• **WHAT TO DO**
Reproduce the listing below exactly, beginning with its first line and ending with the line that holds "const defs = svg.append('defs')"; pictures are not part of the copy.

• **COLLECTED DATA**
__________
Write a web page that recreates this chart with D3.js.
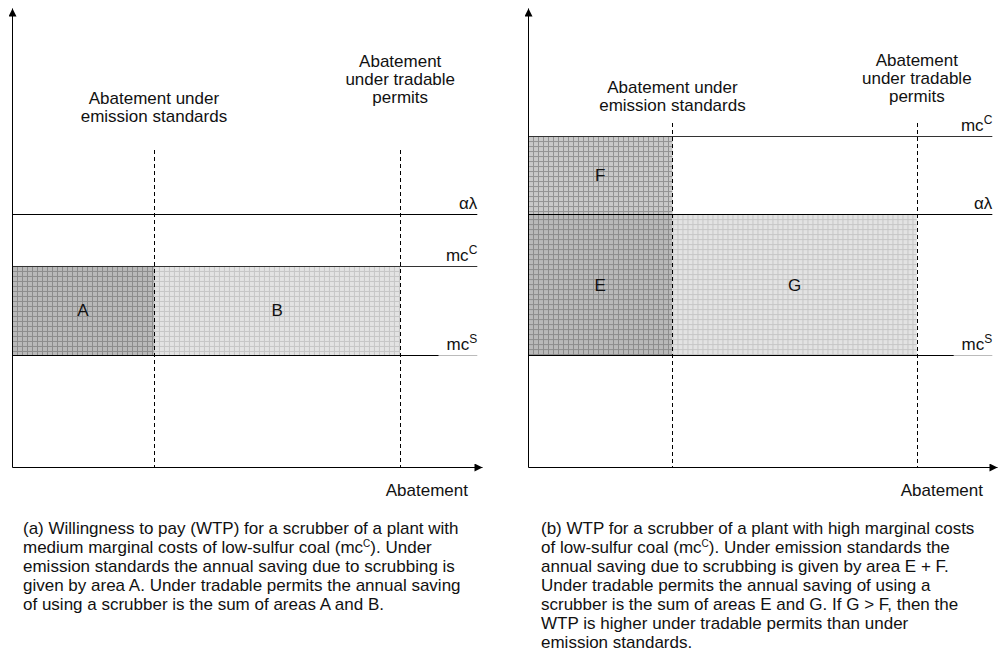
<!DOCTYPE html>
<html>
<head>
<meta charset="utf-8">
<script src="https://cdn.jsdelivr.net/npm/d3@7"></script>
<style>
  body { margin: 0; background: #fff; }
  text { font-family: "Liberation Sans", Arial, sans-serif; fill: #111; }
</style>
</head>
<body>
<div id="chart"></div>
<script>
// cost levels (0-100 of the vertical axis): alpha*lambda, mc^C, mc^S
const levelsA = [55.1, 43.8, 24.4]
const levelsB = [55.1, 72.1, 24.4]
// abatement (0-100): under emission standards, under tradable permits
const abateA = [30.2, 82.6]
const abateB = [30.8, 82.9]
const areaLabelsA = ['A', 'B']
const areaLabelsB = ['E', 'F', 'G']

const captionA = [
  '(a) Willingness to pay (WTP) for a scrubber of a plant with',
  'medium marginal costs of low-sulfur coal (mc^C). Under',
  'emission standards the annual saving due to scrubbing is',
  'given by area A. Under tradable permits the annual saving',
  'of using a scrubber is the sum of areas A and B.'
]
const captionB = [
  '(b) WTP for a scrubber of a plant with high marginal costs',
  'of low-sulfur coal (mc^C). Under emission standards the',
  'annual saving due to scrubbing is given by area E + F.',
  'Under tradable permits the annual saving of using a',
  'scrubber is the sum of areas E and G. If G > F, then the',
  'WTP is higher under tradable permits than under',
  'emission standards.'
]

const width = 1000, height = 658
const fs = 17
const svg = d3.select('#chart').append('svg')
  .attr('width', width).attr('height', height)

const defs = svg.append('defs')

defs.append('marker')
  .attr('id', 'arrow')
  .attr('viewBox', '0 0 10 10')
  .attr('refX', 10).attr('refY', 5)
  .attr('markerWidth', 9).attr('markerHeight', 8)
  .attr('markerUnits', 'userSpaceOnUse')
  .attr('orient', 'auto')
  .append('path')
  .attr('d', 'M0,0L10,5L0,10Z')
  .attr('fill', '#000')

// grid hatch patterns
function makePattern(id, fill, line, ox, oy) {
  const p = defs.append('pattern')
    .attr('id', id)
    .attr('patternUnits', 'userSpaceOnUse')
    .attr('x', ox).attr('y', oy)
    .attr('width', 5).attr('height', 5)
  p.append('rect').attr('width', 5).attr('height', 5).attr('fill', fill)
  p.append('path')
    .attr('d', 'M0.5,0V5M0,0.5H5')
    .attr('stroke', line).attr('stroke-width', 1)
}

// "mc^C" -> mc + superscript C
function supText(sel, str, size) {
  const parts = str.split('^')
  sel.append('tspan').text(parts[0])
  if (parts.length > 1) {
    const rest = parts[1]
    sel.append('tspan')
      .attr('dy', -Math.round(size * 0.4))
      .style('font-size', Math.round(size * 0.72) + 'px')
      .text(rest[0])
    if (rest.length > 1) {
      sel.append('tspan')
        .attr('dy', Math.round(size * 0.4))
        .text(rest.slice(1))
    }
  }
}

function drawPanel(cfg) {
  const x = d3.scaleLinear().domain([0, 100]).range(cfg.xRange)
  const y = d3.scaleLinear().domain([0, 100]).range([467, 8])
  const g = svg.append('g').attr('class', 'panel')

  const [al, mcC, mcS] = cfg.levels
  const [std, tp] = cfg.abate

  // shaded areas
  cfg.areas.forEach((a, i) => {
    const pid = cfg.id + '-pat' + i
    makePattern(pid, a.fill, a.line, x(a.x0), y(a.y1))
    g.append('rect')
      .attr('x', x(a.x0)).attr('y', y(a.y1))
      .attr('width', x(a.x1) - x(a.x0))
      .attr('height', y(a.y0) - y(a.y1))
      .attr('fill', `url(#${pid})`)
    g.append('text')
      .attr('x', (x(a.x0) + x(a.x1)) / 2)
      .attr('y', (y(a.y0) + y(a.y1)) / 2 + 6)
      .attr('text-anchor', 'middle')
      .style('font-size', fs + 'px')
      .text(a.label)
  })

  // horizontal cost lines
  const lines = [
    { v: al, name: 'αλ', color: '#000' },
    { v: mcC, name: 'mc^C', color: '#333' },
    { v: mcS, name: 'mc^S', color: '#000' }
  ]
  lines.forEach(l => {
    const yy = Math.round(y(l.v)) + 0.5
    const fade = l.name === 'mc^S' ? 90.8 : 99
    g.append('line')
      .attr('x1', x(0)).attr('x2', x(fade))
      .attr('y1', yy).attr('y2', yy)
      .attr('stroke', l.color).attr('stroke-width', 1.2)
    if (fade < 99) {
      g.append('line')
        .attr('x1', x(fade)).attr('x2', x(99))
        .attr('y1', yy).attr('y2', yy)
        .attr('stroke', '#bbb').attr('stroke-width', 1.2)
    }
    const t = g.append('text')
      .attr('x', x(99)).attr('y', Math.round(y(l.v)) - 5)
      .attr('text-anchor', 'end')
      .style('font-size', fs + 'px')
    supText(t, l.name, fs)
  })

  // dashed abatement lines
  ;[std, tp].forEach((v, i) => {
    g.append('line')
      .attr('x1', Math.round(x(v)) + 0.5).attr('x2', Math.round(x(v)) + 0.5)
      .attr('y1', cfg.dashTop[i]).attr('y2', 467)
      .attr('stroke', '#000').attr('stroke-width', 1)
      .attr('stroke-dasharray', '4,3')
  })

  // labels above the dashed lines
  const stdLab = g.append('text')
    .attr('text-anchor', 'middle')
    .style('font-size', fs + 'px')
  ;['Abatement under', 'emission standards'].forEach((s, i) => {
    stdLab.append('tspan').attr('x', x(std)).attr('y', cfg.stdLabelY + i * 18).text(s)
  })
  const tpLab = g.append('text')
    .attr('text-anchor', 'middle')
    .style('font-size', fs + 'px')
  ;['Abatement', 'under tradable', 'permits'].forEach((s, i) => {
    tpLab.append('tspan').attr('x', x(tp)).attr('y', cfg.tpLabelY + i * 18).text(s)
  })

  // axes
  const xAxis = g.append('g')
    .attr('transform', 'translate(0,467)')
    .call(d3.axisBottom(x).tickValues([]).tickSizeOuter(0))
  xAxis.select('.domain').attr('stroke', '#000').attr('marker-end', 'url(#arrow)')
  const yAxis = g.append('g')
    .attr('transform', `translate(${cfg.xRange[0]},0)`)
    .call(d3.axisLeft(y).tickValues([]).tickSizeOuter(0))
  yAxis.select('.domain').attr('stroke', '#000').attr('marker-end', 'url(#arrow)')

  g.append('text')
    .attr('x', x(100) - 14).attr('y', 496)
    .attr('text-anchor', 'end')
    .style('font-size', fs + 'px')
    .text('Abatement')

  // caption
  const cap = g.append('text').style('font-size', fs + 'px')
  cfg.caption.forEach((s, i) => {
    const ts = cap.append('tspan').attr('x', cfg.capX).attr('y', 534 + i * 19)
    const m = s.split('^')
    if (m.length > 1) {
      ts.text(m[0])
      cap.append('tspan').attr('dy', -6).style('font-size', '10px').text(m[1][0])
      cap.append('tspan').attr('dy', 6).text(m[1].slice(1))
    } else {
      ts.text(s)
    }
  })
}

const darkFill = '#b9b9b9', darkLine = '#8c8c8c'
const midFill = '#c9c9c9', midLine = '#929292'
const lightFill = '#e3e3e3', lightLine = '#c6c6c6'

drawPanel({
  id: 'a',
  xRange: [12, 482],
  levels: levelsA,
  abate: abateA,
  dashTop: [150, 150],
  stdLabelY: 104,
  tpLabelY: 67,
  caption: captionA,
  capX: 23,
  areas: [
    { label: areaLabelsA[0], x0: 0, x1: abateA[0], y0: levelsA[2], y1: levelsA[1], fill: darkFill, line: darkLine },
    { label: areaLabelsA[1], x0: abateA[0], x1: abateA[1], y0: levelsA[2], y1: levelsA[1], fill: lightFill, line: lightLine }
  ]
})

drawPanel({
  id: 'b',
  xRange: [528, 997],
  levels: levelsB,
  abate: abateB,
  dashTop: [123, 123],
  stdLabelY: 93,
  tpLabelY: 66,
  caption: captionB,
  capX: 541,
  areas: [
    { label: areaLabelsB[0], x0: 0, x1: abateB[0], y0: levelsB[2], y1: levelsB[0], fill: darkFill, line: darkLine },
    { label: areaLabelsB[1], x0: 0, x1: abateB[0], y0: levelsB[0], y1: levelsB[1], fill: midFill, line: midLine },
    { label: areaLabelsB[2], x0: abateB[0], x1: abateB[1], y0: levelsB[2], y1: levelsB[0], fill: lightFill, line: lightLine }
  ]
})
</script>
</body>
</html>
__________
• **WORKED SOLUTION**
Write a web page that recreates this chart with D3.js.
<!DOCTYPE html>
<html>
<head>
<meta charset="utf-8">
<script src="https://cdn.jsdelivr.net/npm/d3@7"></script>
<style>
  body { margin: 0; background: #fff; }
  text { font-family: "Liberation Sans", Arial, sans-serif; fill: #111; }
</style>
</head>
<body>
<div id="chart"></div>
<script>
// cost levels (0-100 of the vertical axis): alpha*lambda, mc^C, mc^S
const levelsA = [55.1, 43.8, 24.4]
const levelsB = [55.1, 72.1, 24.4]
// abatement (0-100): under emission standards, under tradable permits
const abateA = [30.2, 82.6]
const abateB = [30.8, 82.9]
const areaLabelsA = ['A', 'B']
const areaLabelsB = ['E', 'F', 'G']

const captionA = [
  '(a) Willingness to pay (WTP) for a scrubber of a plant with',
  'medium marginal costs of low-sulfur coal (mc^C). Under',
  'emission standards the annual saving due to scrubbing is',
  'given by area A. Under tradable permits the annual saving',
  'of using a scrubber is the sum of areas A and B.'
]
const captionB = [
  '(b) WTP for a scrubber of a plant with high marginal costs',
  'of low-sulfur coal (mc^C). Under emission standards the',
  'annual saving due to scrubbing is given by area E + F.',
  'Under tradable permits the annual saving of using a',
  'scrubber is the sum of areas E and G. If G > F, then the',
  'WTP is higher under tradable permits than under',
  'emission standards.'
]

const width = 1000, height = 658
const fs = 17
const svg = d3.select('#chart').append('svg')
  .attr('width', width).attr('height', height)

const defs = svg.append('defs')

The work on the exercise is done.